Things don't get much different when you get to the sea, there isn't a discernible line between the end of the desert and the start of the beach, funnily enough. The Persian Gulf is the warmest sea in the world, partly helped by its being the shallowest too. It's not all idyllic though, I remember my Dad scraping the tar oil off my feet when we'd come back from the beach, washed up from tanker spills of years previously. This picture was taken near Ras al Khaimah.

Abu Dhabi

My home

Our family lived in one of 48 houses in a small scheme off the Al-Wasl Road, called "The 48 Villas". It was a short hike across the desert to Spinneys, the nearest supermarket, and 10 minutes by camel to the school.

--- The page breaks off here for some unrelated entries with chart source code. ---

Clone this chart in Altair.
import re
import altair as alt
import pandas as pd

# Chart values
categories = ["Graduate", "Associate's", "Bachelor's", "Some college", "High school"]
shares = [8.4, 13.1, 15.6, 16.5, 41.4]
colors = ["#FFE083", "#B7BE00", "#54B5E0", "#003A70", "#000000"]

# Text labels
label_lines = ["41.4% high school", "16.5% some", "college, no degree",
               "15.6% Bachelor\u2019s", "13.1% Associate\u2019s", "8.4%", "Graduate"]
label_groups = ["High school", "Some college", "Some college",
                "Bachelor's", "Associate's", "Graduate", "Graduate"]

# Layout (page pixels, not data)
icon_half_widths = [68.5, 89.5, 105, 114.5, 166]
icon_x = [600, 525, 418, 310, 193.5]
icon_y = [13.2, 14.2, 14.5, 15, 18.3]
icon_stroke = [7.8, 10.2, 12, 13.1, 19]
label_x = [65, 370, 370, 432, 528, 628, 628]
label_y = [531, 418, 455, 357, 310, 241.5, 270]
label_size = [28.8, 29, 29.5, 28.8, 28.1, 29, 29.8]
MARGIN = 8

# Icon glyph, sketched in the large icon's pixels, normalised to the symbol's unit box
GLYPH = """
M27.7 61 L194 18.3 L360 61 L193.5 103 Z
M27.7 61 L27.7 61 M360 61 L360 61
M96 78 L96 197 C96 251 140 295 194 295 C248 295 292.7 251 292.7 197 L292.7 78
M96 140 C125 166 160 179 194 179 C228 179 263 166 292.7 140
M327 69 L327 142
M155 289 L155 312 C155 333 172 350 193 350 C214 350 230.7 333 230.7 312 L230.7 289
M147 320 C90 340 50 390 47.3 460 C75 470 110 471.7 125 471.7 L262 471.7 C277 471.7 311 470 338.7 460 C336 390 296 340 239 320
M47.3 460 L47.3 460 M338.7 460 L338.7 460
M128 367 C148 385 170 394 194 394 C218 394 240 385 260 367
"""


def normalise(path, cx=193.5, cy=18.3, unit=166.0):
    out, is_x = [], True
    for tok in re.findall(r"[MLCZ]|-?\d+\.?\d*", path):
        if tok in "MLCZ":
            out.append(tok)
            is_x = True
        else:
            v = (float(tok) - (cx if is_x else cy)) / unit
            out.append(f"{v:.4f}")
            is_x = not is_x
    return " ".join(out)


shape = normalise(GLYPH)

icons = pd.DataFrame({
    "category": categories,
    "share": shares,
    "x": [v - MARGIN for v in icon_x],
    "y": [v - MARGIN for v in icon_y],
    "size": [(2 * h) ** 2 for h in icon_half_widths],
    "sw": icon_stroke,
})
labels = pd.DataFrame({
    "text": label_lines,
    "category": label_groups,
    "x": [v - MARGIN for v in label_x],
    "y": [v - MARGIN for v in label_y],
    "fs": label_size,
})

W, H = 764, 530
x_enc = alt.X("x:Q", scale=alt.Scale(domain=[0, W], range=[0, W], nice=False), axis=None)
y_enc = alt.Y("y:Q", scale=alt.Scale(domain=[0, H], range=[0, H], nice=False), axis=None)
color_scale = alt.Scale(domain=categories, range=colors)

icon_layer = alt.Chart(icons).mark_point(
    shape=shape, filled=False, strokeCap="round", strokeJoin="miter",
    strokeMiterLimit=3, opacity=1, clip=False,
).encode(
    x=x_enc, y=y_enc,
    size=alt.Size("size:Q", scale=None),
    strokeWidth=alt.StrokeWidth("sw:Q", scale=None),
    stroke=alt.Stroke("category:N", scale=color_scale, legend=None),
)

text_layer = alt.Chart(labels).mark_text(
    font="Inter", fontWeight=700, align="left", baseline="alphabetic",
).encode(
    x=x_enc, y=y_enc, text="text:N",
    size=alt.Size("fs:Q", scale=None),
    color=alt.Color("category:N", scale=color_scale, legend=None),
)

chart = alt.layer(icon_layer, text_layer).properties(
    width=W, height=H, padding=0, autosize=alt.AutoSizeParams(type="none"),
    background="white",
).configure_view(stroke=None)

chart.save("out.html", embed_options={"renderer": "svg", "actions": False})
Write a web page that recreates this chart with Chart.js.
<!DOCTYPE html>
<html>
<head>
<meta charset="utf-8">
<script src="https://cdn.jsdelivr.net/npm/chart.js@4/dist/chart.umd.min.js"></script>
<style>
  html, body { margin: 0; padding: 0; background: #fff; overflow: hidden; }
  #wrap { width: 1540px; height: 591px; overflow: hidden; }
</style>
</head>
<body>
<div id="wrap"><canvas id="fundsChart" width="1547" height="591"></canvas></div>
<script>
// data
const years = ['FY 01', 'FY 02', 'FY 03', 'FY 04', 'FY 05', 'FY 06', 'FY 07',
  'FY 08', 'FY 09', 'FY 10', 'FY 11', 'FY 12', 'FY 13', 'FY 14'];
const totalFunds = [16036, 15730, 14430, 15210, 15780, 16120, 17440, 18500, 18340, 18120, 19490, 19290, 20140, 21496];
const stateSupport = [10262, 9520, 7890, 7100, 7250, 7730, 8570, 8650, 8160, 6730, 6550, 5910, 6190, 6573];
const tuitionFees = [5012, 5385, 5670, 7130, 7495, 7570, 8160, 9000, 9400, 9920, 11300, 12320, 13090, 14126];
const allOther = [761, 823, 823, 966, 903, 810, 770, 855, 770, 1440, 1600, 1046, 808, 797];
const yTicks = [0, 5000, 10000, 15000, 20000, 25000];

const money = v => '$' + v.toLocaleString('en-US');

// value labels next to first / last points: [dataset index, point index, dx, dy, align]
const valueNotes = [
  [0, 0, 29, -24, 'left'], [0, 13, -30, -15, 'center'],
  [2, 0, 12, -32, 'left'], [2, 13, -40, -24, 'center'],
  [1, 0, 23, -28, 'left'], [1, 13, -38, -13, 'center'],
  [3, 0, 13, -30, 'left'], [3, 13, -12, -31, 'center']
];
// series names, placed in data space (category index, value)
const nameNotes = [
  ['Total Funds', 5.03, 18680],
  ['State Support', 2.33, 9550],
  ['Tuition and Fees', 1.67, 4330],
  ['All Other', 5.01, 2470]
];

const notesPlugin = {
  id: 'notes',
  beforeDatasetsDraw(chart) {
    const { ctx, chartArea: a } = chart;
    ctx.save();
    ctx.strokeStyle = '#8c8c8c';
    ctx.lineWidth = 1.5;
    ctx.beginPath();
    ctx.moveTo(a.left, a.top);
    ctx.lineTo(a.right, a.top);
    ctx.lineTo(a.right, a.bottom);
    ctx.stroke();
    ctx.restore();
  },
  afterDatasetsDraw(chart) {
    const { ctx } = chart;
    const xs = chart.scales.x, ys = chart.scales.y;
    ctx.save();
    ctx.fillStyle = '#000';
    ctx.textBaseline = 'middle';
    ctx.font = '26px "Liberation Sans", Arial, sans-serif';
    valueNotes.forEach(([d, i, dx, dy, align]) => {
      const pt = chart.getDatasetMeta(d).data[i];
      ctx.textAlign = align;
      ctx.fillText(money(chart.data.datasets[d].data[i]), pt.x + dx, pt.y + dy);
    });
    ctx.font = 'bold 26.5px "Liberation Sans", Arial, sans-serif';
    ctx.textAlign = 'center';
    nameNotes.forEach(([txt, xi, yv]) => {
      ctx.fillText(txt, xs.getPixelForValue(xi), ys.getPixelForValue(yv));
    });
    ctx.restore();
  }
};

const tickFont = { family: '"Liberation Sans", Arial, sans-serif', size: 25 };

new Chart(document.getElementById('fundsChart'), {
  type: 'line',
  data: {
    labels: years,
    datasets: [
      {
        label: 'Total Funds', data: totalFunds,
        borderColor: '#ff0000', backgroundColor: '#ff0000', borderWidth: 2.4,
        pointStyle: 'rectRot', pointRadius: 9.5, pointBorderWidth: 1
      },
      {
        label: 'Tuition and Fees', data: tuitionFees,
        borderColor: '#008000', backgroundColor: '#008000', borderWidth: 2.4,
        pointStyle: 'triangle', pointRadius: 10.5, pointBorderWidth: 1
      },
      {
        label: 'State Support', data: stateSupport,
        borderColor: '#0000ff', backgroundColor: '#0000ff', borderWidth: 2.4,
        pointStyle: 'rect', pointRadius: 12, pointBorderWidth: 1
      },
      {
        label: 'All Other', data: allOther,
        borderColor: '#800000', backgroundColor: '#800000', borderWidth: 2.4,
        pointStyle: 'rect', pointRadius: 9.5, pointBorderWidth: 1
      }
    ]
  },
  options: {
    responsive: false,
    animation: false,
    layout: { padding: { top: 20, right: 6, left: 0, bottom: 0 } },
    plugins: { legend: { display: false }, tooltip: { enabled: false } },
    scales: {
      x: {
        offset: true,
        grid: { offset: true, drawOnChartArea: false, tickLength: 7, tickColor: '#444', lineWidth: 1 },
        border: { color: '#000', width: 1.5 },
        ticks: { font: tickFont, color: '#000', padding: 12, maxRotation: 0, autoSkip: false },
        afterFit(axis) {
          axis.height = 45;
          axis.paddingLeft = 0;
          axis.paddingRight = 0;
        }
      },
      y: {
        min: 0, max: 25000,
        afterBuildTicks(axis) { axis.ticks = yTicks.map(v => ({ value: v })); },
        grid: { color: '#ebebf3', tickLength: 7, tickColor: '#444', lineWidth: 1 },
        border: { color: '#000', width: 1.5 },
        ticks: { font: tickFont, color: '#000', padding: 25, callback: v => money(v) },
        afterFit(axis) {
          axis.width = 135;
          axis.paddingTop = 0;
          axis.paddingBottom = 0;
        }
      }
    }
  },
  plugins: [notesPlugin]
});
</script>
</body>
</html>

The trading ships of the Arabs are known as Dhows, here are some examples with a shrewd Arab tradeswoman keeping guard at the dock. This is Dubai creek, an inlet from the sea which looks like a river in the city, but peters out within a few miles. You can cross the creek on an Abra, a smaller boat which ferries people between Dubai and Deira. Or you could take the bridge, but that wouldn't be any fun now would it?

Dhow

The old fort

The old fort in Dubai is about the only thing left which was built before 1970. It is about a century old, and now contains a museum on traditional Arabic and Bedouin culture.


This is a shot of the land across the road from my house. There were often wild camels roaming, not to be tangled with, and occasionally my Dad would rip up the sand on his dirt bike.

my front yard

Hilton Departments

This is the view from the top of the Dubai Trade Centre, looking west along the Abu Dhabi road to Jebel Ali. The buildings in the foreground are the Hilton Apartments where we lived for our first few weeks in Dubai. If you were to look at this now you would not recognise it, the road has been moved and modern offices have been built all along it, along with two 1000 foot towers in the large patch of sand in the distance.


The palaces of the Sheikhs of Dubai are open to the public, to display their lavishness. The common conceptions about Arabian Sheikhs are mostly true, they are rolling in it and they do have 100 cars. This particular Sheikh also owned horses, and he liked them so much he built a fountain in their image.

HH Sheikh Rashid Bin Sayeed Al Maktoum

DPC

My sister and I having a splash around in the kiddie pool at the Dubai Petroleum Company pool, my Dad's office in the background. We would come here most Saturday mornings, before the sun got too blisteringly hot. Not that it would have much chance getting through my bowl cut.